A richly illustrated deep dive into how electricity and circuits really work — from the physics of charge and fields to the messy truth of real-world component behavior — by acclaimed security researcher and electronics obsessive Michal Zalewski.
Real circuits don't behave the way you might have been taught. The hydraulic analogy breaks down at transistors. Ideal component models ignore the parasitics that bite you in every other practical circuit. Most introductory books don't talk about noise, signal reflections, and other issues you will need to troubleshoot in your own designs.
The Secret Life of Circuits is a richly illustrated, physics-first guide to what's actually happening, from electron behavior in atomic shells through analog design, digital logic, and PCB fabrication. Michal Zalewski, a self-taught polymath who spent 11 years leading Google's product security program, builds working mental models rather than collections of memorized rules.
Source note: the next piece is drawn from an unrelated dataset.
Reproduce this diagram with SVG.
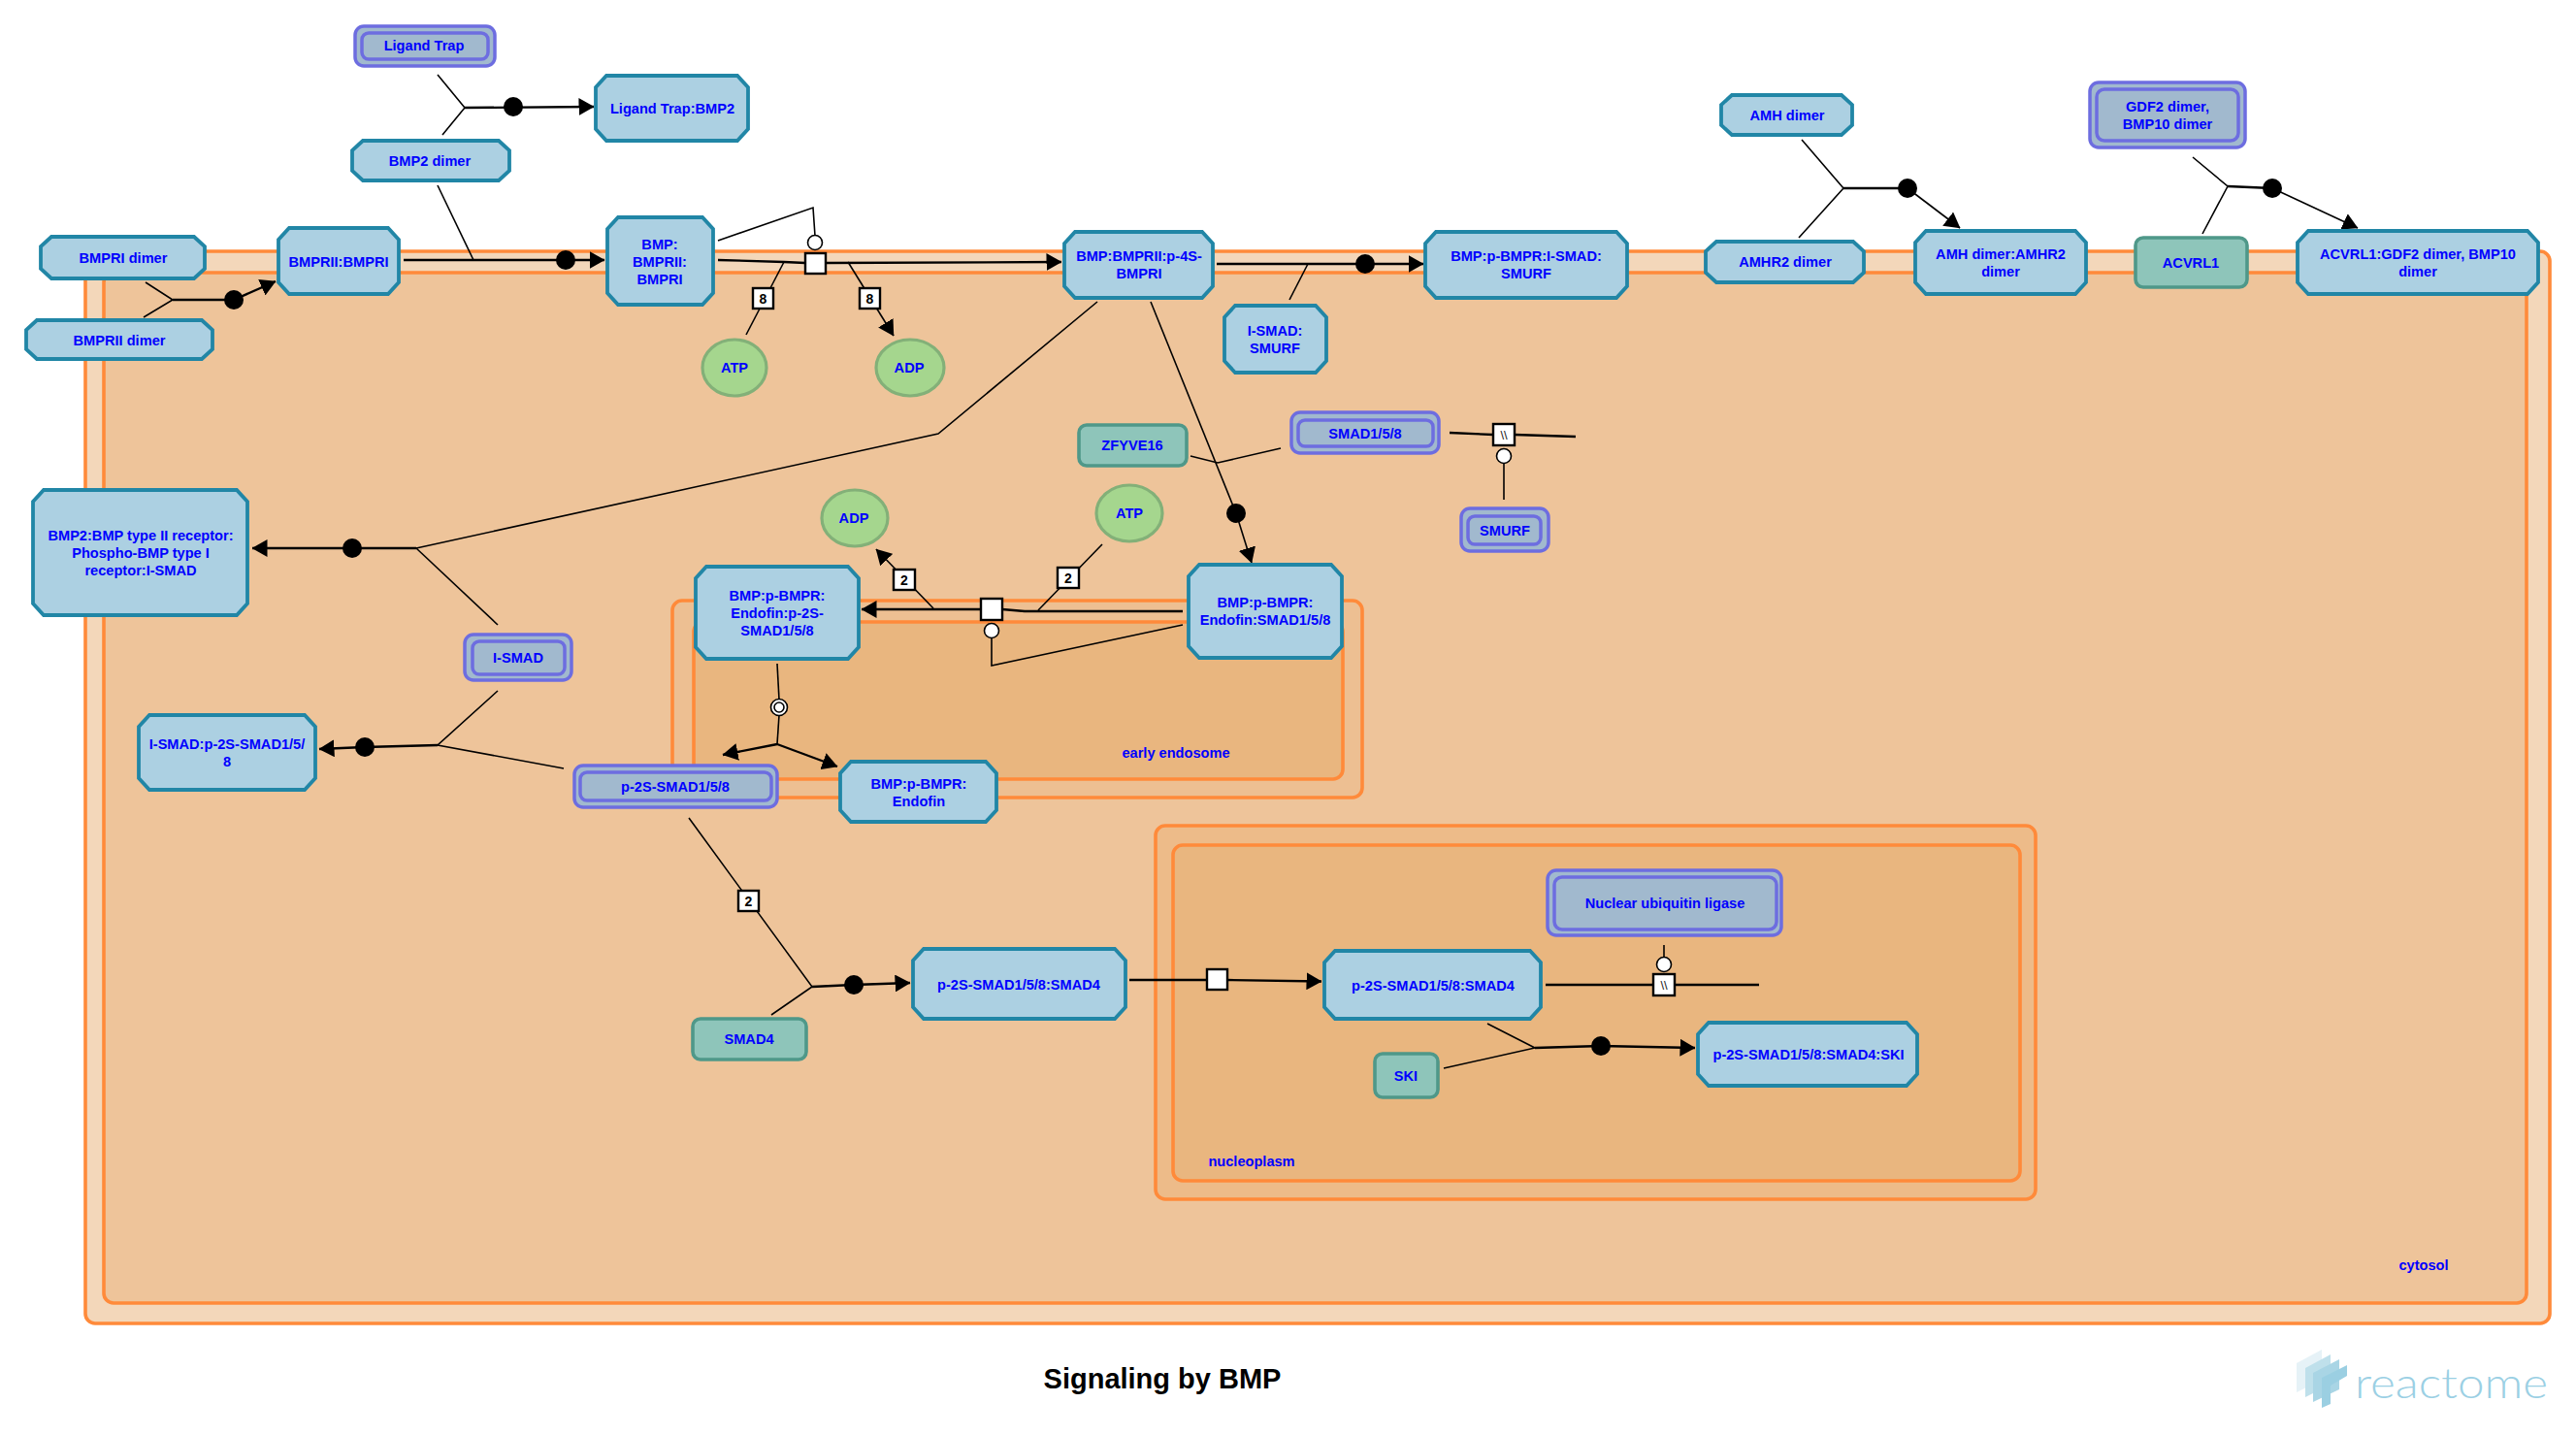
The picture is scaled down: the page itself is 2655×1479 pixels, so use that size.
<svg xmlns="http://www.w3.org/2000/svg" width="2655" height="1479" viewBox="0 0 2655 1479">
<style>
text{font-family:"Liberation Sans",Arial,sans-serif;font-weight:bold;font-size:14.6px;fill:#0000ff;text-anchor:middle;dominant-baseline:central}
.comp{stroke:#ff8a3a;stroke-width:3.6}
.cx{fill:#acd0e2;stroke:#2186a6;stroke-width:3.8}
.st{fill:#a1b9ce;stroke:#6d6de0;stroke-width:3.5}
.pr{fill:#8ec5ba;stroke:#4f9889;stroke-width:3.6}
.ch{fill:#a5d68e;stroke:#83b078;stroke-width:3.2}
.l{fill:none;stroke:#000;stroke-width:1.6}
.m{fill:none;stroke:#000;stroke-width:2.3}
.a{marker-end:url(#arrow)}
.d{fill:#000}
.o{fill:#fff;stroke:#000;stroke-width:1.6}
.b{fill:#fff;stroke:#000;stroke-width:2.4}
.n{fill:#000;font-size:14px}
.t{fill:#222;font-weight:normal;font-size:13px}
</style>
<defs>
<marker id="arrow" markerUnits="userSpaceOnUse" markerWidth="16" markerHeight="18" refX="15.5" refY="9" orient="auto"><path d="M0 0L16 9L0 18z" fill="#000"/></marker>
</defs>
<rect width="2655" height="1479" fill="#fff"/>
<g id="compartments">
<rect class="comp" x="88" y="259" width="2540" height="1105" rx="10" fill="#f3d7ba"/>
<rect class="comp" x="107" y="281" width="2497" height="1062" rx="10" fill="#eec49a"/>
<rect class="comp" x="693" y="619" width="711" height="203" rx="10" fill="#edbf92"/>
<rect class="comp" x="715" y="641" width="669" height="162" rx="10" fill="#e9b67f"/>
<rect class="comp" x="1191" y="851" width="907" height="385" rx="10" fill="#edbb89"/>
<rect class="comp" x="1209" y="871" width="873" height="346" rx="10" fill="#e9b67f"/>
<text x="1212" y="776">early endosome</text>
<text x="1290" y="1197">nucleoplasm</text>
<text x="2498" y="1304">cytosol</text>
</g>
<g id="connectors">
<path class="l" d="M451 77L479 111L456 139"/>
<path class="m a" d="M479 111L612 110"/>
<circle class="d" cx="529" cy="110" r="10"/>
<path class="l" d="M150 291L178 309L148 327"/>
<path class="m" d="M178 309L241 309"/>
<path class="m a" d="M241 309L284 290"/>
<circle class="d" cx="241" cy="309" r="10"/>
<path class="l" d="M451 191L488 268"/>
<path class="m a" d="M416 268L623 268"/>
<circle class="d" cx="583" cy="268" r="10"/>
<path class="m" d="M740 268L808 270L830 271"/>
<path class="m a" d="M851 271L1094 270"/>
<path class="l" d="M740 248L838 214L840 243"/>
<circle class="o" cx="840" cy="250" r="7.5"/>
<rect class="b" x="830" y="261" width="21" height="21"/>
<path class="l" d="M808 270L769 345"/>
<rect class="b" x="776" y="297" width="21" height="21"/>
<text class="n" x="786.500" y="307.500">8</text>
<path class="l a" d="M874 270L921 346"/>
<rect class="b" x="886" y="297" width="21" height="21"/>
<text class="n" x="896.500" y="307.500">8</text>
<path class="m a" d="M1254 272L1467 272"/>
<circle class="d" cx="1407" cy="272" r="10"/>
<path class="l" d="M1348 272L1329 309"/>
<path class="l" d="M1131 311L967 447L429 565"/>
<path class="m a" d="M429 565L260 565"/>
<circle class="d" cx="363" cy="565" r="10"/>
<path class="l" d="M429 565L513 644"/>
<path class="l" d="M513 712L451 768L581 792"/>
<path class="m a" d="M451 768L376 770L329 772"/>
<circle class="d" cx="376" cy="770" r="10"/>
<path class="l" d="M710 843L837 1017L795 1046"/>
<rect class="b" x="761" y="918" width="21" height="21"/>
<text class="n" x="771.500" y="928.500">2</text>
<path class="m a" d="M837 1017L880 1015L938 1013"/>
<circle class="d" cx="880" cy="1015" r="10"/>
<path class="m" d="M1164 1010L1244 1010"/>
<path class="m a" d="M1265 1010L1362 1011.500"/>
<rect class="b" x="1244" y="999" width="21" height="21"/>
<path class="m" d="M1593 1015L1813 1015"/>
<path class="l" d="M1715 974L1715 987"/>
<circle class="o" cx="1715" cy="994" r="7.5"/>
<rect class="b" x="1704" y="1004" width="22" height="22"/>
<text class="t" x="1715" y="1015">\\</text>
<path class="l" d="M1533 1055L1582 1080L1488 1101"/>
<path class="m a" d="M1582 1080L1650 1078L1747 1080"/>
<circle class="d" cx="1650" cy="1078" r="10"/>
<path class="m" d="M1219 630L1056 630L1033 628"/>
<path class="m a" d="M1011 628L888 628"/>
<rect class="b" x="1011" y="617" width="22" height="22"/>
<path class="l" d="M1136 561L1070 629"/>
<rect class="b" x="1090" y="585" width="22" height="21"/>
<text class="n" x="1101" y="595.500">2</text>
<path class="l a" d="M962 627L903 566"/>
<rect class="b" x="921" y="587" width="22" height="21"/>
<text class="n" x="932" y="597.500">2</text>
<path class="l" d="M1219 644L1022 686L1022 658"/>
<circle class="o" cx="1022" cy="650" r="7.5"/>
<path class="l" d="M1186 311L1274 529"/>
<path class="l a" d="M1274 529L1290 580"/>
<circle class="d" cx="1274" cy="529" r="10"/>
<path class="l" d="M1227 470L1255 477L1320 462"/>
<path class="m" d="M1494 446L1539 448"/>
<path class="m" d="M1561 448L1624 450"/>
<rect class="b" x="1539" y="437" width="22" height="22"/>
<text class="t" x="1550" y="448">\\</text>
<path class="l" d="M1550 477L1550 515"/>
<circle class="o" cx="1550" cy="470" r="7.5"/>
<path class="l" d="M801 684L803 721"/>
<path class="l" d="M803 737L801 767"/>
<circle class="o" cx="803" cy="729" r="8.500"/>
<circle class="o" cx="803" cy="729" r="5"/>
<path class="m a" d="M801 767L745 778"/>
<path class="m a" d="M801 767L863 790"/>
<path class="l" d="M1857 144L1900 194L1854 245"/>
<path class="m" d="M1900 194L1966 194"/>
<path class="l a" d="M1966 194L2020 235"/>
<circle class="d" cx="1966" cy="194" r="10"/>
<path class="l" d="M2260 162L2296 192L2270 241"/>
<path class="m" d="M2296 192L2342 194"/>
<path class="l a" d="M2342 194L2430 235"/>
<circle class="d" cx="2342" cy="194" r="10"/>
</g>
<g id="n-ligand-trap"><rect class="st" x="366" y="27" width="144" height="41" rx="9"/><rect class="st" x="373" y="34" width="130" height="27" rx="7"/><text x="437" y="47">Ligand Trap</text></g>
<g id="n-ligand-trap-bmp2"><path class="cx" d="M625 78H760L771 90V133L760 145H625L614 133V90Z"/><text x="693" y="112">Ligand Trap:BMP2</text></g>
<g id="n-bmp2"><path class="cx" d="M374 145H514L525 155V176L514 186H374L363 176V155Z"/><text x="443" y="166">BMP2 dimer</text></g>
<g id="n-bmpri"><path class="cx" d="M53 244H200L211 254V277L200 287H53L42 277V254Z"/><text x="127" y="266">BMPRI dimer</text></g>
<g id="n-bmprii"><path class="cx" d="M38 330H208L219 340V360L208 370H38L27 360V340Z"/><text x="123" y="351">BMPRII dimer</text></g>
<g id="n-bmprii-bmpri"><path class="cx" d="M298 235H400L411 247V291L400 303H298L287 291V247Z"/><text x="349" y="270">BMPRII:BMPRI</text></g>
<g id="n-bmp-bmprii-bmpri"><path class="cx" d="M637 224H724L735 236V302L724 314H637L626 302V236Z"/><text x="680" y="252">BMP:</text><text x="680" y="270">BMPRII:</text><text x="680" y="288">BMPRI</text></g>
<g id="n-atp1"><ellipse class="ch" cx="757" cy="379" rx="33" ry="29"/><text x="757" y="379">ATP</text></g>
<g id="n-adp1"><ellipse class="ch" cx="938" cy="379" rx="35" ry="29"/><text x="937" y="379">ADP</text></g>
<g id="n-p4s"><path class="cx" d="M1108 239H1239L1250 251V295L1239 307H1108L1097 295V251Z"/><text x="1174" y="264">BMP:BMPRII:p-4S-</text><text x="1174" y="282">BMPRI</text></g>
<g id="n-ismad-smurf-complex"><path class="cx" d="M1480 239H1666L1677 251V295L1666 307H1480L1469 295V251Z"/><text x="1573" y="264">BMP:p-BMPR:I-SMAD:</text><text x="1573" y="282">SMURF</text></g>
<g id="n-ismad-smurf"><path class="cx" d="M1273 315H1356L1367 327V372L1356 384H1273L1262 372V327Z"/><text x="1314" y="341">I-SMAD:</text><text x="1314" y="359">SMURF</text></g>
<g id="n-zfyve16"><rect class="pr" x="1112" y="438" width="111" height="42" rx="8"/><text x="1167" y="459">ZFYVE16</text></g>
<g id="n-smad158"><rect class="st" x="1331" y="425" width="152" height="42" rx="9"/><rect class="st" x="1338" y="433" width="139" height="27" rx="7"/><text x="1407" y="447">SMAD1/5/8</text></g>
<g id="n-smurf"><rect class="st" x="1506" y="524" width="90" height="44" rx="9"/><rect class="st" x="1513" y="532" width="75" height="29" rx="7"/><text x="1551" y="547">SMURF</text></g>
<g id="n-atp2"><ellipse class="ch" cx="1164" cy="529" rx="34" ry="29"/><text x="1164" y="529">ATP</text></g>
<g id="n-adp2"><ellipse class="ch" cx="881" cy="534" rx="34" ry="29"/><text x="880" y="534">ADP</text></g>
<g id="n-bmp2-complex"><path class="cx" d="M45 505H244L255 517V622L244 634H45L34 622V517Z"/><text x="145" y="552">BMP2:BMP type II receptor:</text><text x="145" y="570">Phospho-BMP type I</text><text x="145" y="588">receptor:I-SMAD</text></g>
<g id="n-ismad"><rect class="st" x="479" y="654" width="110" height="47" rx="9"/><rect class="st" x="487" y="661" width="95" height="34" rx="7"/><text x="534" y="678">I-SMAD</text></g>
<g id="n-ismad-p2s"><path class="cx" d="M154 737H314L325 749V802L314 814H154L143 802V749Z"/><text x="234" y="767">I-SMAD:p-2S-SMAD1/5/</text><text x="234" y="785">8</text></g>
<g id="n-p2s"><rect class="st" x="592" y="789" width="209" height="43" rx="9"/><rect class="st" x="598" y="796" width="197" height="29" rx="7"/><text x="696" y="811">p-2S-SMAD1/5/8</text></g>
<g id="n-endofin-p2s"><path class="cx" d="M728 584H874L885 596V667L874 679H728L717 667V596Z"/><text x="801" y="614">BMP:p-BMPR:</text><text x="801" y="632">Endofin:p-2S-</text><text x="801" y="650">SMAD1/5/8</text></g>
<g id="n-endofin-smad"><path class="cx" d="M1236 582H1372L1383 594V666L1372 678H1236L1225 666V594Z"/><text x="1304" y="621">BMP:p-BMPR:</text><text x="1304" y="639">Endofin:SMAD1/5/8</text></g>
<g id="n-endofin"><path class="cx" d="M877 785H1016L1027 797V835L1016 847H877L866 835V797Z"/><text x="947" y="808">BMP:p-BMPR:</text><text x="947" y="826">Endofin</text></g>
<g id="n-smad4"><rect class="pr" x="714" y="1050" width="117" height="42" rx="8"/><text x="772" y="1071">SMAD4</text></g>
<g id="n-p2s-smad4-a"><path class="cx" d="M952 978H1149L1160 990V1038L1149 1050H952L941 1038V990Z"/><text x="1050" y="1015">p-2S-SMAD1/5/8:SMAD4</text></g>
<g id="n-p2s-smad4-b"><path class="cx" d="M1376 980H1577L1588 992V1038L1577 1050H1376L1365 1038V992Z"/><text x="1477" y="1016">p-2S-SMAD1/5/8:SMAD4</text></g>
<g id="n-nuc-ligase"><rect class="st" x="1595" y="897" width="241" height="67" rx="9"/><rect class="st" x="1602" y="904" width="229" height="54" rx="8"/><text x="1716" y="931">Nuclear ubiquitin ligase</text></g>
<g id="n-ski"><rect class="pr" x="1417" y="1086" width="65" height="45" rx="8"/><text x="1449" y="1109">SKI</text></g>
<g id="n-p2s-smad4-ski"><path class="cx" d="M1761 1054H1965L1976 1066V1107L1965 1119H1761L1750 1107V1066Z"/><text x="1864" y="1087">p-2S-SMAD1/5/8:SMAD4:SKI</text></g>
<g id="n-amh"><path class="cx" d="M1785 98H1898L1909 108V129L1898 139H1785L1774 129V108Z"/><text x="1842" y="119">AMH dimer</text></g>
<g id="n-amhr2"><path class="cx" d="M1769 249H1910L1921 259V281L1910 291H1769L1758 281V259Z"/><text x="1840" y="270">AMHR2 dimer</text></g>
<g id="n-amh-amhr2"><path class="cx" d="M1985 238H2139L2150 250V291L2139 303H1985L1974 291V250Z"/><text x="2062" y="262">AMH dimer:AMHR2</text><text x="2062" y="280">dimer</text></g>
<g id="n-acvrl1"><rect class="pr" x="2201" y="245" width="115" height="51" rx="8"/><text x="2258" y="271">ACVRL1</text></g>
<g id="n-acvrl1-gdf2"><path class="cx" d="M2379 238H2605L2616 250V291L2605 303H2379L2368 291V250Z"/><text x="2492" y="262">ACVRL1:GDF2 dimer, BMP10</text><text x="2492" y="280">dimer</text></g>
<g id="n-gdf2"><rect class="st" x="2154" y="85" width="160" height="67" rx="9"/><rect class="st" x="2161" y="92" width="146" height="53" rx="8"/><text x="2234" y="110">GDF2 dimer,</text><text x="2234" y="128">BMP10 dimer</text></g>
<text x="1198" y="1421" style="fill:#000;font-size:29px">Signaling by BMP</text>
<g id="logo">
<path d="M2367 1405L2393 1391V1422L2367 1435Z" fill="#e6f2f7"/>
<path d="M2376 1410L2402 1396V1427L2376 1440Z" fill="#bfe0eb"/>
<path d="M2384 1415L2411 1401V1432L2384 1445Z" fill="#a9d5e5"/>
<path d="M2393 1420L2419 1407V1418L2402 1428V1447L2393 1451Z" fill="#9bcfe2"/>
<text x="2526.500" y="1424" textLength="199" lengthAdjust="spacingAndGlyphs" style="font-family:Lato,'Noto Sans',sans-serif;font-weight:300;font-size:44px;fill:#9bd0e4">reactome</text>
</g>
</svg>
Hundreds of original hand-drawn diagrams, photographed bench experiments, and step-by-step mathematical derivations show the real behavior of real components. Rigorous enough for working engineers closing foundational gaps. Readable enough for makers and self-taught hobbyists who are tired of following tutorials they don't fully understand.
It is also, simply, a beautiful book. Zalewski's illustrations are the work of someone who draws circuits the way other people take notes: obsessively, precisely, and with evident pleasure. Printed in full color, The Secret Life of Circuits belongs on a workbench and a coffee table in equal measure. It's the kind of book you hand to someone and watch them start reading on the spot.